REQUIREMENT – Copy out all the lines exactly. Omit pictures.

━━ DATA SEGMENT

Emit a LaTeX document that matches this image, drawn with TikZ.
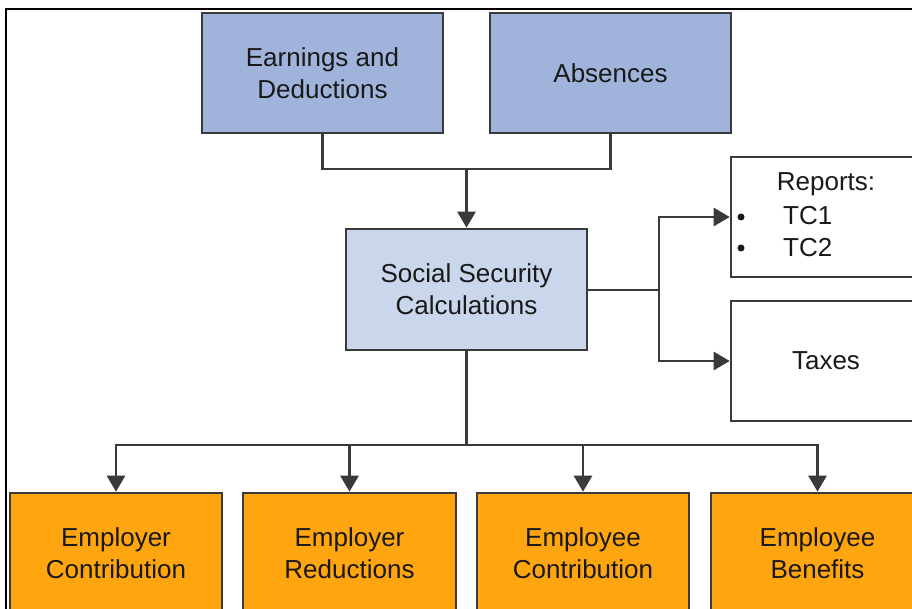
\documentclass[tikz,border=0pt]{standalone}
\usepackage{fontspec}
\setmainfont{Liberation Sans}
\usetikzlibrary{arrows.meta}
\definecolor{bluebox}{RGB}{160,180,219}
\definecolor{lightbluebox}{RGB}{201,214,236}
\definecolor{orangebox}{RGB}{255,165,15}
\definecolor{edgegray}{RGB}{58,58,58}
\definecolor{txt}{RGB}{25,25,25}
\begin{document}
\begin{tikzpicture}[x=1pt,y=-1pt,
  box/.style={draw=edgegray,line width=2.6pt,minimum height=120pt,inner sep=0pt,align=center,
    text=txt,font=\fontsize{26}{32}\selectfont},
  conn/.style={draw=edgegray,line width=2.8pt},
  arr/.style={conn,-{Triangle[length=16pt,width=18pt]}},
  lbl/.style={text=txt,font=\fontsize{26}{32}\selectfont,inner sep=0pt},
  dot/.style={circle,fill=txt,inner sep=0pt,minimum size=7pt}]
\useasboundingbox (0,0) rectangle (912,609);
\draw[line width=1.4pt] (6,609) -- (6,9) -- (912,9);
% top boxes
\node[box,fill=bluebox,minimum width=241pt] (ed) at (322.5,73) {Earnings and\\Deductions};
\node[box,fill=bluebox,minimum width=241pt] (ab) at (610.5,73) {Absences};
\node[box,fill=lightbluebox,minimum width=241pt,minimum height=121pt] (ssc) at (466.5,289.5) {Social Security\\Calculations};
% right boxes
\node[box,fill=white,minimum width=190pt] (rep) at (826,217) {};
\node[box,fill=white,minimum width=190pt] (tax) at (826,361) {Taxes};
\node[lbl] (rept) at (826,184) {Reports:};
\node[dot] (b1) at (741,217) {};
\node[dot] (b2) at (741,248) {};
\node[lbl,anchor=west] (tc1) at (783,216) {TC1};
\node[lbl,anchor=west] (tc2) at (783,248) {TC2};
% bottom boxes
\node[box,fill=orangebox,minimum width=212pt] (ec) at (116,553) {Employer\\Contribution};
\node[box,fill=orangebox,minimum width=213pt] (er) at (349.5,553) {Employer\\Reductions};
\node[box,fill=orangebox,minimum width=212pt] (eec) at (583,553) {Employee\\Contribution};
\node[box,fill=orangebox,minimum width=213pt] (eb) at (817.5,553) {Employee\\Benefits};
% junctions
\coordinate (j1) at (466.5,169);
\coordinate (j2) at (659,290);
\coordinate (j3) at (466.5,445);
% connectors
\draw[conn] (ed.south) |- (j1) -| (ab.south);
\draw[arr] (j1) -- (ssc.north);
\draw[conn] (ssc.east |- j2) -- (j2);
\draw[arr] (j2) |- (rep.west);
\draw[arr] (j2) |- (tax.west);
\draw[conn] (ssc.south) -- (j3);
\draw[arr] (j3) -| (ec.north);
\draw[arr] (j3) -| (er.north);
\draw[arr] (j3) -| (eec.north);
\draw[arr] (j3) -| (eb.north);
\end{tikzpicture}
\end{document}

━━━━

SOLUTION TO THIS TASK –
Emit a LaTeX document that matches this image, drawn with TikZ.
\documentclass[tikz,border=0pt]{standalone}
\usepackage{fontspec}
\setmainfont{Liberation Sans}
\usetikzlibrary{arrows.meta}
\definecolor{bluebox}{RGB}{160,180,219}
\definecolor{lightbluebox}{RGB}{201,214,236}
\definecolor{orangebox}{RGB}{255,165,15}
\definecolor{edgegray}{RGB}{58,58,58}
\definecolor{txt}{RGB}{25,25,25}
\begin{document}
\begin{tikzpicture}[x=1pt,y=-1pt,
  box/.style={draw=edgegray,line width=2.6pt,minimum height=120pt,inner sep=0pt,align=center,
    text=txt,font=\fontsize{26}{32}\selectfont},
  conn/.style={draw=edgegray,line width=2.8pt},
  arr/.style={conn,-{Triangle[length=16pt,width=18pt]}},
  lbl/.style={text=txt,font=\fontsize{26}{32}\selectfont,inner sep=0pt},
  dot/.style={circle,fill=txt,inner sep=0pt,minimum size=7pt}]
\useasboundingbox (0,0) rectangle (912,609);
\draw[line width=1.4pt] (6,609) -- (6,9) -- (912,9);
% top boxes
\node[box,fill=bluebox,minimum width=241pt] (ed) at (322.5,73) {Earnings and\\Deductions};
\node[box,fill=bluebox,minimum width=241pt] (ab) at (610.5,73) {Absences};
\node[box,fill=lightbluebox,minimum width=241pt,minimum height=121pt] (ssc) at (466.5,289.5) {Social Security\\Calculations};
% right boxes
\node[box,fill=white,minimum width=190pt] (rep) at (826,217) {};
\node[box,fill=white,minimum width=190pt] (tax) at (826,361) {Taxes};
\node[lbl] (rept) at (826,184) {Reports:};
\node[dot] (b1) at (741,217) {};
\node[dot] (b2) at (741,248) {};
\node[lbl,anchor=west] (tc1) at (783,216) {TC1};
\node[lbl,anchor=west] (tc2) at (783,248) {TC2};
% bottom boxes
\node[box,fill=orangebox,minimum width=212pt] (ec) at (116,553) {Employer\\Contribution};
\node[box,fill=orangebox,minimum width=213pt] (er) at (349.5,553) {Employer\\Reductions};
\node[box,fill=orangebox,minimum width=212pt] (eec) at (583,553) {Employee\\Contribution};
\node[box,fill=orangebox,minimum width=213pt] (eb) at (817.5,553) {Employee\\Benefits};
% junctions
\coordinate (j1) at (466.5,169);
\coordinate (j2) at (659,290);
\coordinate (j3) at (466.5,445);
% connectors
\draw[conn] (ed.south) |- (j1) -| (ab.south);
\draw[arr] (j1) -- (ssc.north);
\draw[conn] (ssc.east |- j2) -- (j2);
\draw[arr] (j2) |- (rep.west);
\draw[arr] (j2) |- (tax.west);
\draw[conn] (ssc.south) -- (j3);
\draw[arr] (j3) -| (ec.north);
\draw[arr] (j3) -| (er.north);
\draw[arr] (j3) -| (eec.north);
\draw[arr] (j3) -| (eb.north);
\end{tikzpicture}
\end{document}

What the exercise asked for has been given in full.